Wednesday, April 9, 2014

Korea holds rate, repeats good harvest keeps inflation low

    South Korea's central bank maintained its base rate at 2.50 percent, as expected, and reiterated that inflation will gradually rise but remain low for the time being due to "a bountiful agricultural harvest."
    The Bank of Korea (BOK), which cut its rate by 25 basis points in 2013, also said the country's economic recovery was continuing, helped by exports as domestic demand had slumped temporarily.
    The BOK said the global economy was forecast to sustain its modest recovery though it could be affected by changes in global financial market conditions from the shift in the U.S. Federal Reserve's monetary policy stance and by weakening growth in emerging market countries.
    Korea's headline inflation rose to 1.3 percent in March from 1.0 percent in February, mainly due to higher service fees and livestock product prices. Core inflation, which excludes the cost of agricultural products and petroleum products, rose to 2.1 percent in March from 1.7 percent.
    The BOK has forecast 2014 inflation of 2.3 percent, up from 2013's 1.3 percent.
    It was the first meeting by the BOK's Monetary Policy Committee after Lee Ju Yeol took over as governor from Kim Choong-soo, whose term ended March 31.

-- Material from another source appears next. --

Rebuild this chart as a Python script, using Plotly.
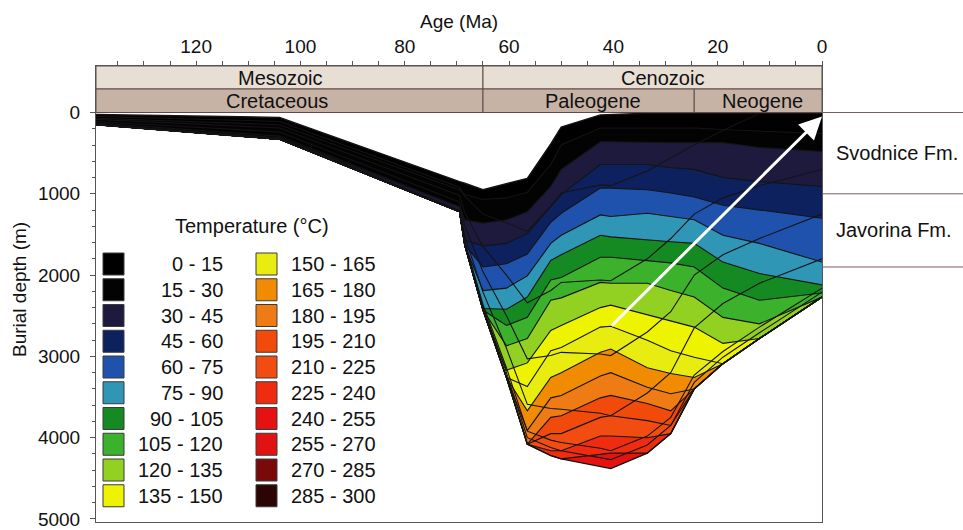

    The central bank, which targets inflation in a range of 2.5 to 3.5 percent, said it would conduct monetary policy so as to keep consumer price inflation within the target while supporting the continued recovery of economic growth.

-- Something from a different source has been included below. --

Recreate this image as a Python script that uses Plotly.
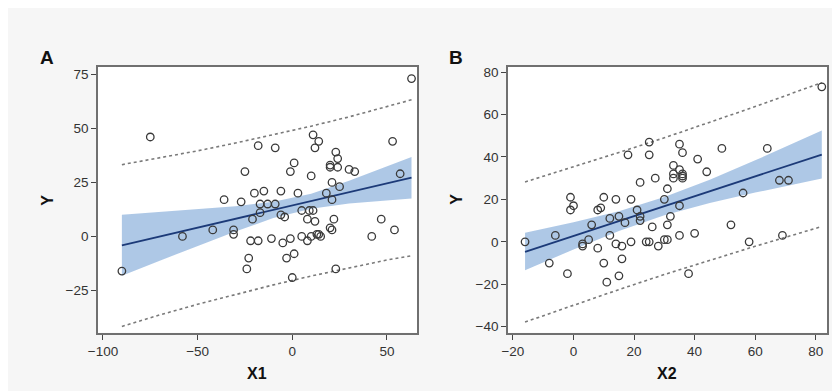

    South Korea's Gross Domestic Product expanded by 0.9 percent in the fourth quarter from the third quarter for annual growth of 3.7 percent, up from 3.4 percent in the previous quarter.

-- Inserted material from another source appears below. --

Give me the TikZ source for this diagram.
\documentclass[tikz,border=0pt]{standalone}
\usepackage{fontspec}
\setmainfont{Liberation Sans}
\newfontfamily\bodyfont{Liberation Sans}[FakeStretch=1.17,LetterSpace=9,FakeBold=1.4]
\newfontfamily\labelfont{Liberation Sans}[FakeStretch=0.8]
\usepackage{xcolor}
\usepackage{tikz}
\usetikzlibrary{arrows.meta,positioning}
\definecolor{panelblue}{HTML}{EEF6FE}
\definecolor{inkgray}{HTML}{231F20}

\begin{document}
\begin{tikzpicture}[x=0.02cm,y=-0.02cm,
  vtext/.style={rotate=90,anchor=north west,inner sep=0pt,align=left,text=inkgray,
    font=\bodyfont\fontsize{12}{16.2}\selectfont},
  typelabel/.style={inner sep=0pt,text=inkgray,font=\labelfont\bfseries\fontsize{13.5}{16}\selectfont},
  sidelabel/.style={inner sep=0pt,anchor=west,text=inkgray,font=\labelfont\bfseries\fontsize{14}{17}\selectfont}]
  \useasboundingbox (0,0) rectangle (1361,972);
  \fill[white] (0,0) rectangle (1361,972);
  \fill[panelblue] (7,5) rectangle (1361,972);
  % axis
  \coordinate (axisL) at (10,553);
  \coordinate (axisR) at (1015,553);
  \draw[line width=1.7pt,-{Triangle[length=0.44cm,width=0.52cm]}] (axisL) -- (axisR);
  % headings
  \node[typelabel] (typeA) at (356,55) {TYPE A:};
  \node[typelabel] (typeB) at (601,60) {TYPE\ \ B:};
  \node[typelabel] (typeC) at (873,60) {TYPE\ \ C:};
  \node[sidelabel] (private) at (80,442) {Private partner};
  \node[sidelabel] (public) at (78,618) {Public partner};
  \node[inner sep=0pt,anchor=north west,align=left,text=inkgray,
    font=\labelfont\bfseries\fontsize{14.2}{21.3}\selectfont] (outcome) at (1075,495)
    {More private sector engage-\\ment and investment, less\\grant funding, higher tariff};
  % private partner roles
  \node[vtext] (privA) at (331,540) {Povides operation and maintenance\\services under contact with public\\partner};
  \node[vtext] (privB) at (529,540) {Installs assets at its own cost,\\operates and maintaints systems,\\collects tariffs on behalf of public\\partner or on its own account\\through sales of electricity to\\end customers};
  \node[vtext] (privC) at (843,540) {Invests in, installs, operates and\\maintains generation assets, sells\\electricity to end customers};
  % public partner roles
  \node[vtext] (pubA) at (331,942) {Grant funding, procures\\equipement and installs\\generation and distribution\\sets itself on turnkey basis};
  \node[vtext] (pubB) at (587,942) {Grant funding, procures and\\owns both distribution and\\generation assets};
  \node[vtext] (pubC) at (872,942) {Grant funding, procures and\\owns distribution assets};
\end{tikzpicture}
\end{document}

    "In Korea indicators related to domestic demand have slumped temporarily, but as exports have shown buoyancy the Committee appraises the economic recovery to have continued in line with the trend of growth," the BOK said.
    It added that the economy would maintain a negative output gap for the time being though that gap will gradually narrow.
    In January the BOK forecast 2014 economic growth of 3.8 percent, up from 2013's 2.8 percent, and 4.0 percent in 2015.
    Last month the BOK also said inflation was expected to remain low for the time being due to a good agricultural harvest.